What is the correct reading of $\bot$?

You are mixing up different aspects of logic, also some parts of your question are more philosophical than mathematical.

First headline: $\bot$ and $\top$ are wellformed formulas.

(On purpose I mention them both here because in this aspect they are the same)

Different authors have different formulations of this fact:

• $\bot$ and $\top$ are propositional constants
• $\bot$ and $\top$ are a zero-place connectives
• $\bot$ and $\top$ are atomic formula

They all point to the same thing $\bot$ and $\top$ can be part of a formula, it can be used like a normal propositional variable in all rules of the logic. so if $ ( P \to (Q \to R )) \to ( (P \to Q )\to (P \to R )) $ is a theorem then so are $ ( \top \to (Q \to \bot )) \to ( (\top \to Q )\to (\top \to \bot )) $ and $ ( \bot \to (\bot \to R )) \to ( (\bot \to \bot )\to (\bot \to R )) $ and many more, they are not very helpful but that is beside the point)

This is all about being wellformed and how you can use them in formulas , it has nothing about what $\bot$ means.

Some logics just don't define $\bot$ or $\top$ as a wellformed formula, so in those logics they just do not exist.

What does $\bot$ mean?

This is a philosophical question.

If you see logic just as symbol manipulation (the philosophy of mathematics known as formalism) , no symbol means anything and so questioning what a particular symbol means is meaningless.

The above is I guess not very helpful, so different logicians come up with different ideas.

• $\bot$ means absurd: $ P \to \bot$ means that P leads to absurdity ( and we don't want that)

• $\bot$ means refutability: $ P \to \bot$ means that P is refutable ( and so P is false)

• $\bot$ means non-demonstrability $ P \to \bot$ means that P is not demonstable (so not provably true)

The above is a rewriting from "Foundations of Mathematical logic" Curry (1963), chapter 6 "negation" , the chapter goes much deeper in it, there is a dover edition of it, highly recomended, but negation is much more complex than it looks, in another article I saw, I think 7 different negations appeared, and i do doubt that article mentioned them all.

Wittgenstein came up with " meaning follows from use " so maybe the only way you can find the meaning is to look at how it is used.

• If $ \bot \to P $ is a theorem then $\bot$ means absurdity, it is quite absurd that every formula is true.

• If $ ((P \lor R) \to ((P \to\bot) \to R) $ is a theorem then $\bot$ means refutability, P is refuted (and therefore R is true)

• If $ (P \lor (P \to\bot) ) $ you have classical logic.

so it all depends, but can you expect anything else with a philosophical question.

There is one simple "universal" answer to this question which depends neither on proof theory nor on semantics.

Think of the set of formulas of logic as a term algebra freely generated over a syntactic signature that describes its collection of connectives (or think of the set of formulas, for all that matters, as a context-free grammar).
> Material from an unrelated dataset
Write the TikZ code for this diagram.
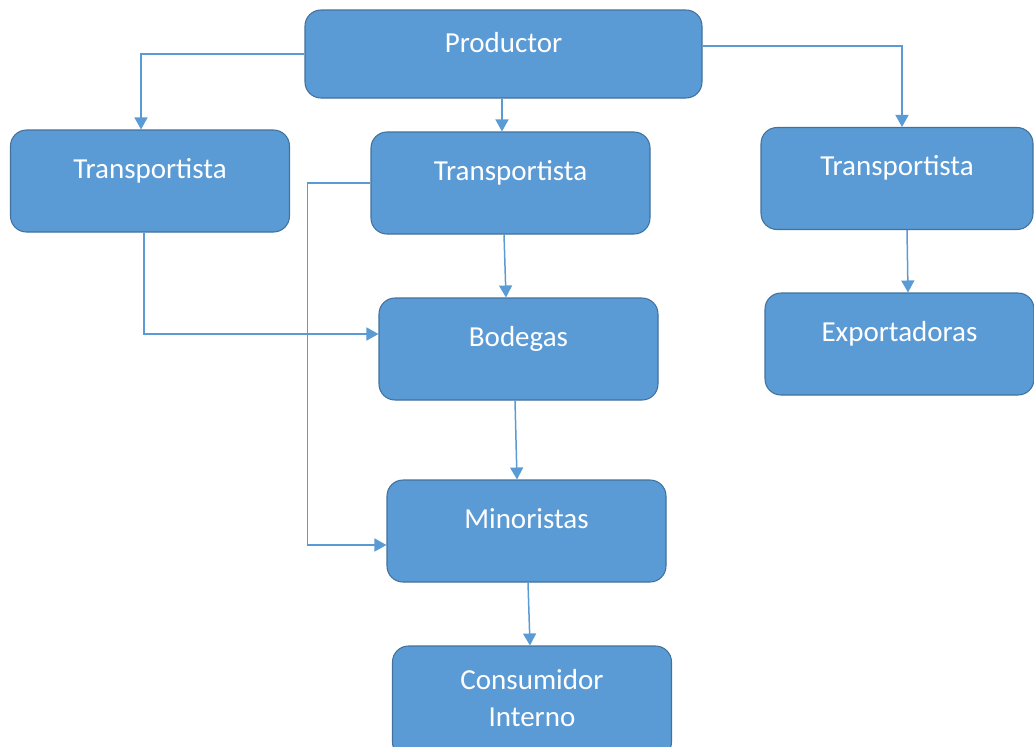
\documentclass[tikz,border=0pt]{standalone}
\usepackage{fontspec}
\setmainfont{Carlito}
\usetikzlibrary{positioning, arrows.meta}
\definecolor{boxfill}{RGB}{91,155,213}
\definecolor{boxline}{RGB}{65,113,156}
\tikzset{
    actor/.style={rectangle, rounded corners=0.32cm, fill=boxfill, draw=boxline,
      line width=0.6pt, text=white, inner sep=0pt, minimum width=5.58cm,
      minimum height=2.04cm, text height=0.4cm, text depth=0.52cm,
      font=\fontsize{16.5}{21}\selectfont},
    flow/.style={draw=boxfill, line width=0.85pt, -{Triangle[width=0.26cm, length=0.24cm]}}
}

\begin{document}
\begin{tikzpicture}[node distance = 3cm, on grid]
      \useasboundingbox (-10.07,1.08) rectangle (10.61,-13.84);
      \node[actor, minimum width=7.94cm, minimum height=1.76cm, text depth=0.48cm] (prod) {Productor};
      \node[actor] (trL) [below left = 2.54cm and 7.07cm of prod] {Transportista};
      \node[actor] (trM) [below right = 2.58cm and 0.14cm of prod] {Transportista};
      \node[actor, minimum width=5.44cm] (trR) [below right = 2.49cm and 7.87cm of prod] {Transportista};
      \node[actor] (bod) [below right = 3.32cm and 0.16cm of trM] {Bodegas};
      \node[actor, minimum width=5.38cm] (exp) [below right = 3.31cm and 0.05cm of trR] {Exportadoras};
      \node[actor] (min) [below right = 3.64cm and 0.16cm of bod] {Minoristas};
      \node[actor, align=center, minimum height=2.24cm, text height=0.96cm, text depth=0cm] (cons) [below right = 3.42cm and 0.11cm of min] {Consumidor\\Interno};

      % from the producer
      \draw[flow] (prod.west) -| ([xshift=-0.18cm]trL.north);
      \draw[flow] ([xshift=-0.03cm]prod.south) -- ([xshift=-0.17cm]trM.north);
      \draw[flow] ([yshift=0.16cm]prod.east) -| ([xshift=0.1cm]trR.north);

      % down the chain
      \draw[flow] ([xshift=-0.12cm]trL.south) |- ([yshift=0.3cm]bod.west);
      \draw[flow] (trM.west) -- ++(-1.26,0) |- ([yshift=-0.28cm]min.west);
      \draw[flow] ([xshift=-0.13cm]trM.south) -- ([xshift=-0.25cm]bod.north);
      \draw[flow] ([xshift=-0.07cm]bod.south) -- ([xshift=-0.19cm]min.north);
      \draw[flow] ([xshift=0.03cm]min.south) -- ([xshift=-0.04cm]cons.north);
      \draw[flow] ([xshift=0.2cm]trR.south) -- ([xshift=0.17cm]exp.north);
\end{tikzpicture}
\end{document}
Assume there are denumerably many variables (or propositional parameters) in the underlying language. An abstract consequence relation is then defined over such propositional language, as usual, so as to recover the properties of a closure operator. A logic system is then given by a language $L$ and a substitution-invariant consequence relation $\vdash\;\subseteq 2^L\times L$. By 'substitution-invariant' we mean that $\Gamma\vdash A$ implies $\sigma[\Gamma]\vdash\sigma[A]$, where $\sigma$ denotes a substitution mapping in $L$ (i.e., a homomorphic mapping from variables to formulas).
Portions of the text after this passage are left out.